Sa relation à l’écriture (ou à son absence, quand il est en panne) est évidemment au centre de sa réflexion.

« Le travail du poème doit être transparent, invisible : une machinerie de verre. »

Sa volonté d’aller « toujours au plus simple, jamais au plus facile » est indéniable. Il croit à la poésie et reste confiant quant à son avenir. Il existe de nombreux chemins secrets et en friche sur lesquels personne ne s’est encore aventuré et qui finiront bien par être explorés. Il en est convaincu. C’est le lecteur curieux, assidu, insatiable, avançant dans tel livre ou manuscrit, le crayon à portée de main, qui s’exprime ainsi.

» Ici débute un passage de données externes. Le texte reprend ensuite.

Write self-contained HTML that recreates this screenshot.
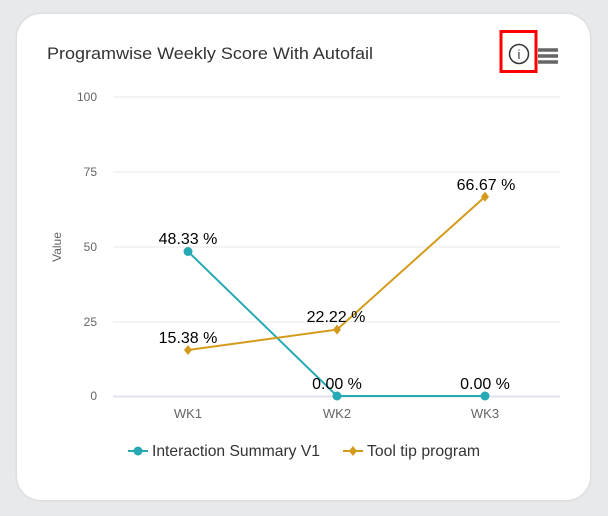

Cuisine n’est pas à considérer comme l’envers du décor, comme la face cachée du poète Antoine Emaz. Il s’agit au contraire d’un livre qui prend place, de façon naturelle, dans son parcours créatif. En témoignent, s’il en était besoin, ces nombreux passages où il revient sur l’écriture de Plaie (écrit en deux mois et retravaillé durant deux ans), sur la construction de Sauf, sur sa difficulté à écrire ou sur ce formidable terreau que constituent à ses yeux les lectures accumulées tout au long des dernières décennies.


Antoine Emaz : Sauf, avec des encres de Djamel Meskache, éditions Tarabuste, Cuisine, éditions Publie.net.